In his first diplomatic tour of the year, Prime Minister Shinzo Abe visited Australia and three Southeast Asian nations — the Philippines, Indonesia and Vietnam — to confirm the need for closer economic and security ties with these countries, with one common undertone — checking China’s increasingly assertive maritime moves in the South China Sea and its military buildup in disputed waters there.
During a Monday news conference in Hanoi wrapping up the tour, Abe said he concurred with leaders of the four countries regarding the importance of the rule of law and freedom of navigation — a reference to China’s militarization of disputed territory in the South China Sea. The message was not lost on China, whose Foreign Ministry spokeswoman charged that Abe had “ulterior motives” in highlighting the South China Sea issue during his tour and is “sparing no effort and seeking whatever means available in sowing discord.”

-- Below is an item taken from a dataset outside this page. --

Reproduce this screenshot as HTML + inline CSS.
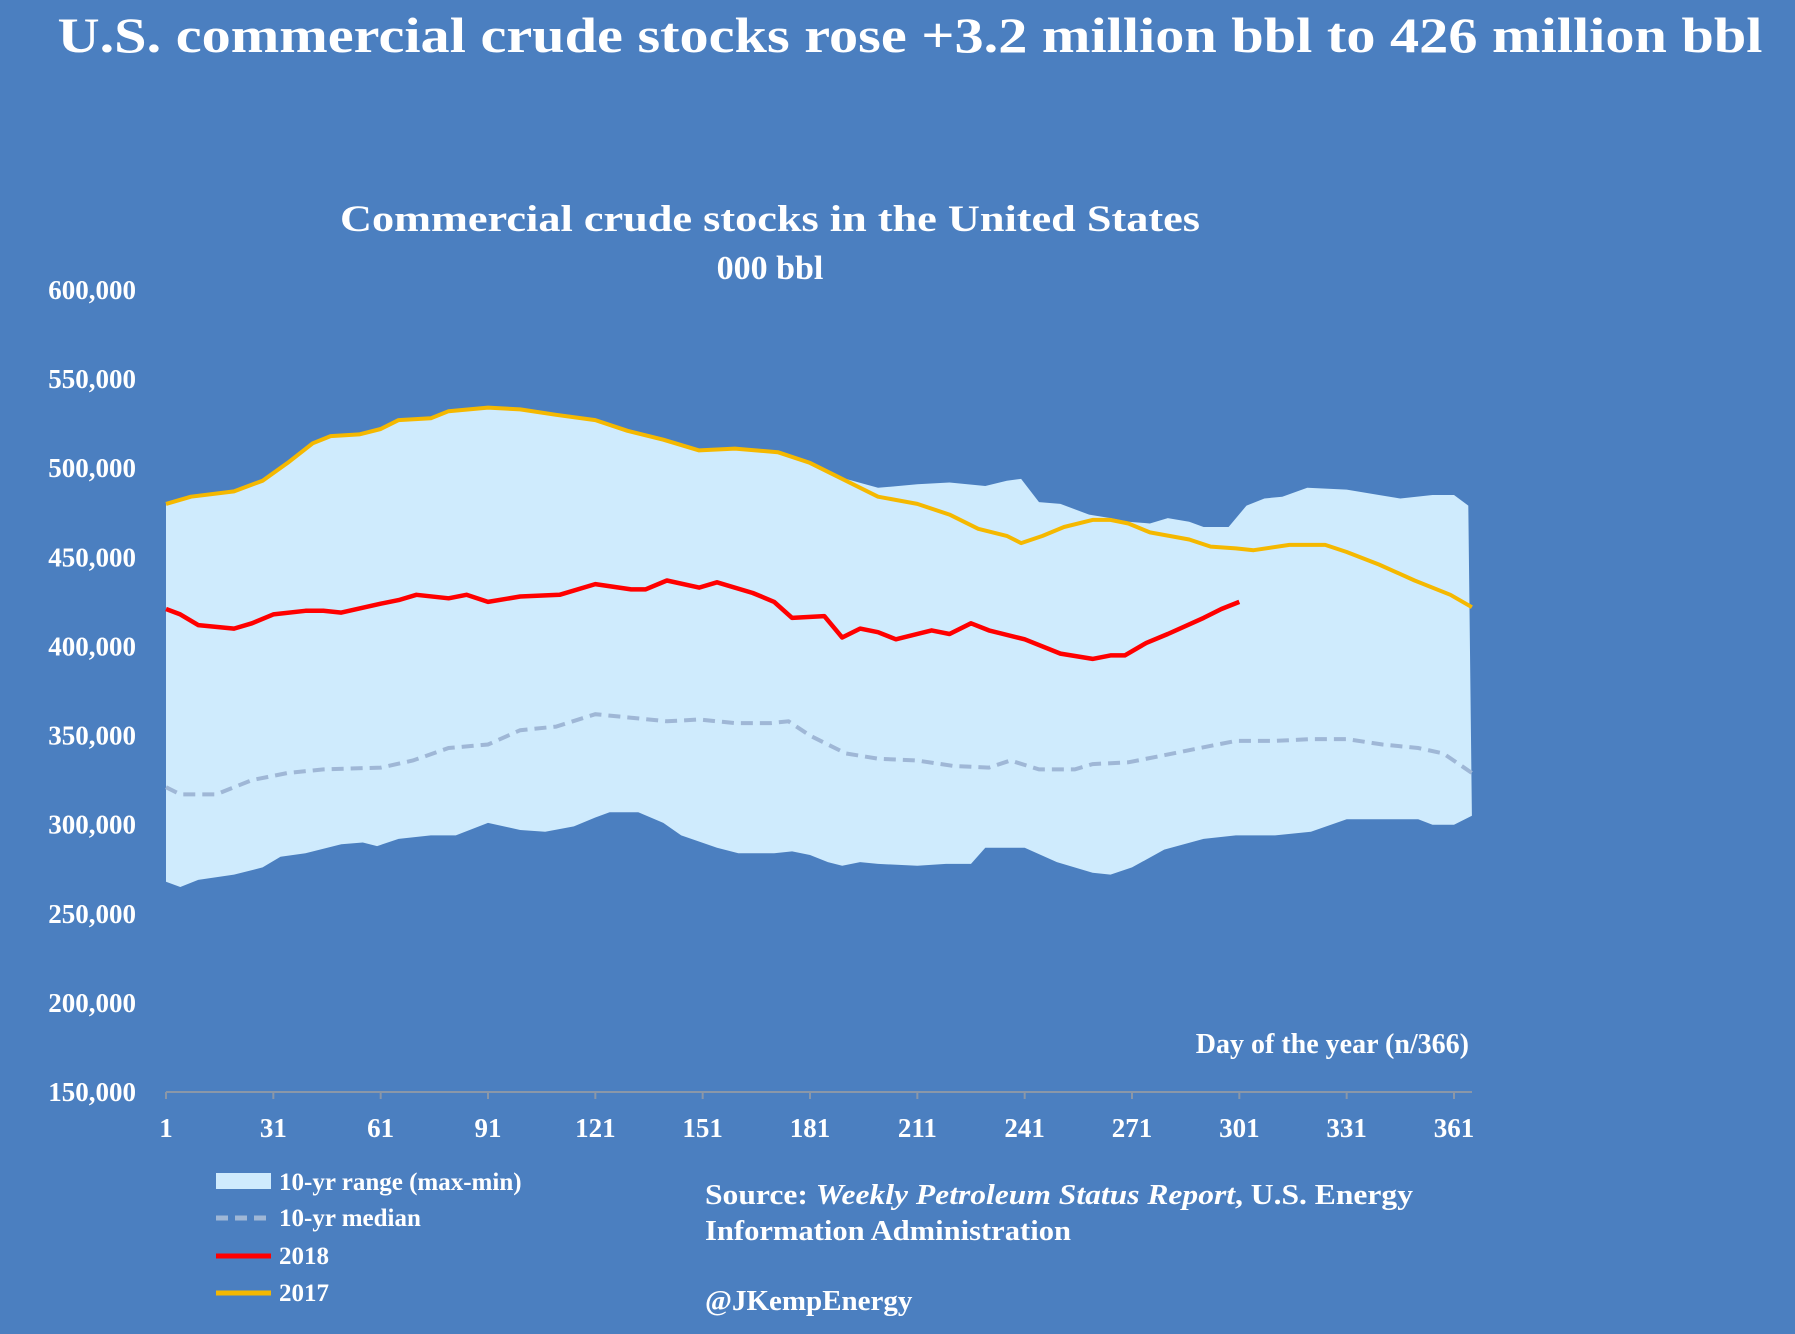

Since returning to the government’s helm in 2012, Abe spent a significant portion of his diplomatic energy on building a network of countries that would encircle China — if not containing the emerging major power in the region — while Tokyo’s own relations with Beijing have remained mostly chilly with occasional flare-ups in tension over a territorial row. But it’s time that the Abe administration seriously looks into repairing ties with Beijing on a sustained basis through steady dialogue at various levels and in a variety of fields such as security, economy and environmental cooperation.
Improved Japan-China relations will be all the more important given the shadow of uncertainty over the international political landscape cast by the incoming U.S. administration of Donald Trump. Even before his formal inauguration on Saturday, Trump, who has blamed China for America’s trade and economic woes since the beginning of his presidential campaign, indicated that he may not be bound by the “one-China” principle that has guided Washington’s diplomatic relations with Beijing since the 1970s.

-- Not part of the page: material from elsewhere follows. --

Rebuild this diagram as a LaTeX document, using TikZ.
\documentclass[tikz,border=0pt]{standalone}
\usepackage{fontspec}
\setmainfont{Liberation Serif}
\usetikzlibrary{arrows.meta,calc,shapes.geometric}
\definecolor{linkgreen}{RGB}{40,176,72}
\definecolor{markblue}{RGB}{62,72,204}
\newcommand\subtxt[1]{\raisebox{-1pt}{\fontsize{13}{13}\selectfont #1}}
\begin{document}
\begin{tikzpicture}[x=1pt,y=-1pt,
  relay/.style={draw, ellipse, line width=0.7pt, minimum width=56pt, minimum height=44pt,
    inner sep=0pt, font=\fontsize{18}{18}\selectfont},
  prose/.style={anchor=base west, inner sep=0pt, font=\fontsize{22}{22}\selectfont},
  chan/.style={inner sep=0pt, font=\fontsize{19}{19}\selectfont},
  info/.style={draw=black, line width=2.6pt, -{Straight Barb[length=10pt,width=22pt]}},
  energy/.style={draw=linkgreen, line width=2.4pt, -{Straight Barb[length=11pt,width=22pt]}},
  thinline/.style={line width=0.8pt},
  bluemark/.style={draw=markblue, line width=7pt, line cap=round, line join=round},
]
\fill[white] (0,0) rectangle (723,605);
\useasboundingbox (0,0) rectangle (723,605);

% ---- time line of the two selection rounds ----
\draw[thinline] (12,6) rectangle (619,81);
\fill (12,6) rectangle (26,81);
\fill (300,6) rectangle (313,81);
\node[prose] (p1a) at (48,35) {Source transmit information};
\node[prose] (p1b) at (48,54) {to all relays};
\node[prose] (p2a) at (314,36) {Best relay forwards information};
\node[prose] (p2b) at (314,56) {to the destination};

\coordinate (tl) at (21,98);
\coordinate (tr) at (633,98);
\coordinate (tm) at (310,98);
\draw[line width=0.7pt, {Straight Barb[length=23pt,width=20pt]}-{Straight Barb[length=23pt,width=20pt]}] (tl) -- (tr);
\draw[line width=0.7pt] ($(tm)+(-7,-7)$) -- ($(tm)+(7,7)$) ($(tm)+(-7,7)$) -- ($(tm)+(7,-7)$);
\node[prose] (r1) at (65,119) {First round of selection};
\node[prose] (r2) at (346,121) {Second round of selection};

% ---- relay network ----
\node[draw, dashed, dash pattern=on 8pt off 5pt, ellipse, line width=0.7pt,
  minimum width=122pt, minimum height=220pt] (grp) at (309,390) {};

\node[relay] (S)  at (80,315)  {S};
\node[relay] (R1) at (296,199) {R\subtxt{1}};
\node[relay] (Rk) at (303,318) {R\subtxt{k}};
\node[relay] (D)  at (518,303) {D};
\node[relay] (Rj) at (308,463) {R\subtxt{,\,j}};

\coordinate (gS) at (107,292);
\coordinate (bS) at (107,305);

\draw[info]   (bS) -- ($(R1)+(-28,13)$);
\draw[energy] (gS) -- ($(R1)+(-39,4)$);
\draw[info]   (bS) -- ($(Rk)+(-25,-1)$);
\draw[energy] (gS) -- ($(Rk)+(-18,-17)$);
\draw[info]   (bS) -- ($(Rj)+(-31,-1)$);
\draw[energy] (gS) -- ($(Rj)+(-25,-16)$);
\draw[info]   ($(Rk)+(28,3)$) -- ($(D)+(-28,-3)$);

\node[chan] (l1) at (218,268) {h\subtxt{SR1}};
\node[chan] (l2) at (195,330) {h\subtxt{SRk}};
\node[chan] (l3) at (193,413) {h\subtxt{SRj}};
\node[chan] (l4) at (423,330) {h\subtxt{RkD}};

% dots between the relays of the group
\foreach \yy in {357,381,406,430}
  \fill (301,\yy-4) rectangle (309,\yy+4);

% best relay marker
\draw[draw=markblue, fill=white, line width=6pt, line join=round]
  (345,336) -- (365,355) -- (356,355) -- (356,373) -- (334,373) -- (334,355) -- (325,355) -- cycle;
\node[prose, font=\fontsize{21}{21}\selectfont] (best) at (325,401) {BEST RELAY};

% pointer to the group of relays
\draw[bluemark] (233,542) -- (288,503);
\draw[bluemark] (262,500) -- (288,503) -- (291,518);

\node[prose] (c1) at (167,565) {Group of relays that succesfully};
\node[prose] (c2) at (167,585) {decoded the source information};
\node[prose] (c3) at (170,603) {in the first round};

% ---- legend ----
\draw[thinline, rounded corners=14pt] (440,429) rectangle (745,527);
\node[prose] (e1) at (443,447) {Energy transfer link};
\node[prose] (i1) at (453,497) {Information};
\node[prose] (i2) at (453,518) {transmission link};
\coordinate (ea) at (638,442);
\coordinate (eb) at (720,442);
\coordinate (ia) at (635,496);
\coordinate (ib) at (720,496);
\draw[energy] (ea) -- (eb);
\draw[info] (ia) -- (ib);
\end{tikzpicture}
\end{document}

Troubled U.S.-China relations is what Japan needs the least, either from a security or economic perspective. The Abe administration should approach both Washington and Beijing in an effort to help ease mutual tensions and work for stability in the Asia-Pacific region. Abe should convey a clear message to that effect to Trump when they meet after the president-elect takes office.

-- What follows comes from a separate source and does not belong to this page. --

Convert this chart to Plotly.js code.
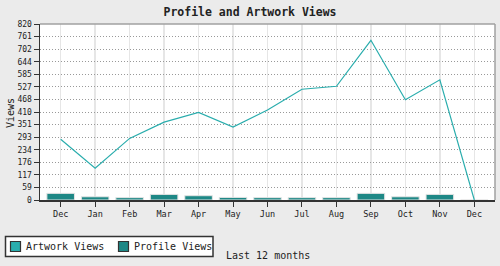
<!DOCTYPE html>
<html>
<head>
<meta charset="utf-8">
<script src="https://cdn.plot.ly/plotly-3.0.1.min.js"></script>
<style>html,body{margin:0;padding:0;background:#ebebeb;}#chart{width:500px;height:266px;}</style>
</head>
<body>
<div id="chart"></div>
<script>
const months = ['Dec','Jan','Feb','Mar','Apr','May','Jun','Jul','Aug','Sep','Oct','Nov','Dec'];
const artworkViews = [283, 148, 287, 363, 408, 340, 419, 516, 530, 744, 467, 560, 0];
const profileViews = [31, 15, 11, 26, 20, 12, 11, 11, 11, 31, 15, 26, 0];
const yTickLabels = ['0','59','117','176','234','293','351','410','468','527','585','644','702','761','820'];
const seriesNames = ['Artwork Views', 'Profile Views'];
const yMax = 820;

const xIdx = months.map((m, i) => i);
const font = 'DejaVu Sans Mono, monospace';
const artColor = '#2aadad';
const profColor = '#1e8886';

// pixel -> paper helpers (plot area: x 40..495, y 24..200)
const L = 40, R = 5, T = 24, B = 66, W = 500, H = 266;
const pw = W - L - R, ph = H - T - B;
const px = v => (v - L) / pw;
const py = v => (H - B - v) / ph;

const traces = [
  {type:'bar', x:xIdx, y:profileViews, name:seriesNames[1], width:0.8,
   marker:{color:profColor, line:{color:'#e4e4e4', width:1}}},
  {type:'scatter', mode:'lines', x:xIdx, y:artworkViews, name:seriesNames[0],
   line:{color:artColor, width:1.2}}
];

const layout = {
  width:W, height:H,
  margin:{l:L, r:R, t:T, b:B, autoexpand:false},
  paper_bgcolor:'#ebebeb', plot_bgcolor:'#ffffff',
  font:{family:font, color:'#222', size:10},
  title:{text:'<b>Profile and Artwork Views</b>', font:{family:font, size:11.5, color:'#222'}, x:0.5, xanchor:'center', y:0.955, yanchor:'middle'},
  showlegend:false,
  xaxis:{type:'linear', range:[-0.6, 12.6], tickvals:xIdx, ticktext:months,
    showgrid:true, gridcolor:'#e6e6e6', gridwidth:1.5, zeroline:false,
    showline:true, linecolor:'#333', linewidth:1.5, ticks:'outside', ticklen:5, tickcolor:'#333',
    tickfont:{family:font, size:8.5, color:'#222'}, fixedrange:true},
  yaxis:{range:[0, yMax], tickvals:yTickLabels.map((t,i)=>yMax*i/14), ticktext:yTickLabels,
    showgrid:true, gridcolor:'#999', griddash:'1px,2px', gridwidth:1, zeroline:false,
    showline:true, linecolor:'#333', linewidth:1.5, ticks:'outside', ticklen:5, tickcolor:'#333',
    tickfont:{family:font, size:8, color:'#222'}, fixedrange:true},
  shapes:[
    {type:'line', xref:'paper', yref:'paper', x0:0, x1:1, y0:1, y1:1, line:{color:'#a0a0a0', width:1.5}},
    {type:'line', xref:'paper', yref:'paper', x0:1, x1:1, y0:0, y1:1, line:{color:'#a0a0a0', width:1.5}},
    // legend box
    {type:'rect', xref:'paper', yref:'paper', x0:px(5.5), x1:px(213), y0:py(236.5), y1:py(256.5), fillcolor:'#ffffff', line:{color:'#333', width:1.5}},
    {type:'rect', xref:'paper', yref:'paper', x0:px(10.5), x1:px(20.5), y0:py(241.5), y1:py(251.5), fillcolor:artColor, line:{color:'#333', width:1.2}},
    {type:'rect', xref:'paper', yref:'paper', x0:px(118.5), x1:px(128.5), y0:py(241.5), y1:py(251.5), fillcolor:profColor, line:{color:'#333', width:1.2}}
  ],
  annotations:[
    {text:'Views', xref:'paper', yref:'paper', x:px(11), y:py(113), xanchor:'center', yanchor:'middle', textangle:-90,
     showarrow:false, font:{family:font, size:10, color:'#222'}},
    {text:seriesNames[0], xref:'paper', yref:'paper', x:px(24), y:py(246.5), xanchor:'left', yanchor:'middle',
     showarrow:false, font:{family:font, size:10, color:'#222'}},
    {text:seriesNames[1], xref:'paper', yref:'paper', x:px(132), y:py(246.5), xanchor:'left', yanchor:'middle',
     showarrow:false, font:{family:font, size:10, color:'#222'}},
    {text:'Last 12 months', xref:'paper', yref:'paper', x:px(224), y:py(255), xanchor:'left', yanchor:'middle',
     showarrow:false, font:{family:font, size:10, color:'#222'}}
  ]
};

Plotly.newPlot('chart', traces, layout, {displayModeBar:false, staticPlot:true});
</script>
</body>
</html>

Tokyo should also seek to rebuild its ties with Beijing. Bilateral relations were severely strained when Tokyo purchased the Senkaku Islands in the East China Sea — which China also claims as its own — from its private owner in September 2012. Bilateral relations appeared to take a turn for the better when the two governments reached a set of accords over the Senkaku dispute and other issues in November 2014, which paved the way for the first meeting between Abe and Chinese President Xi Jinping. But ties nosedived again the following year after China began constructing islands in disputed areas of the South China Sea that are also claimed by the Philippines and Vietnam.
When the Permanent Court of Arbitration in the Hague ruled against China’s “historic rights” in the disputed waters in July 2016, countries including the U.S. and Japan urged China to accept the decision but China promptly rejected this advice with a warning not to intervene in its affairs. Tensions also flared up between Japan and China in the summer when Chinese government vessels made repeated incursions into Japan’s territorial waters around the Senkakus despite diplomatic protests from Tokyo. Last month, high-level talks between Japan and China aimed at creating a mechanism for communication between the Self-Defense Forces and the Chinese military to prevent accidental clashes — which the two governments agreed to seek to establish back in 2007 — remained bogged down over mutual differences in the Senkaku dispute.
Such conditions between Japan and its giant neighbor in Northeast Asia must not be left as they are. Tokyo and Beijing, which in September will mark the 45th anniversary since the normalization of diplomatic ties in 1972, urgently need to restore the line of communication between their top leaders, especially given that U.S.-China relations look poised to enter a period of turbulence. That should be the least that Japan and China can do to keep Asia-Pacific tensions from rising amid growing global uncertainties.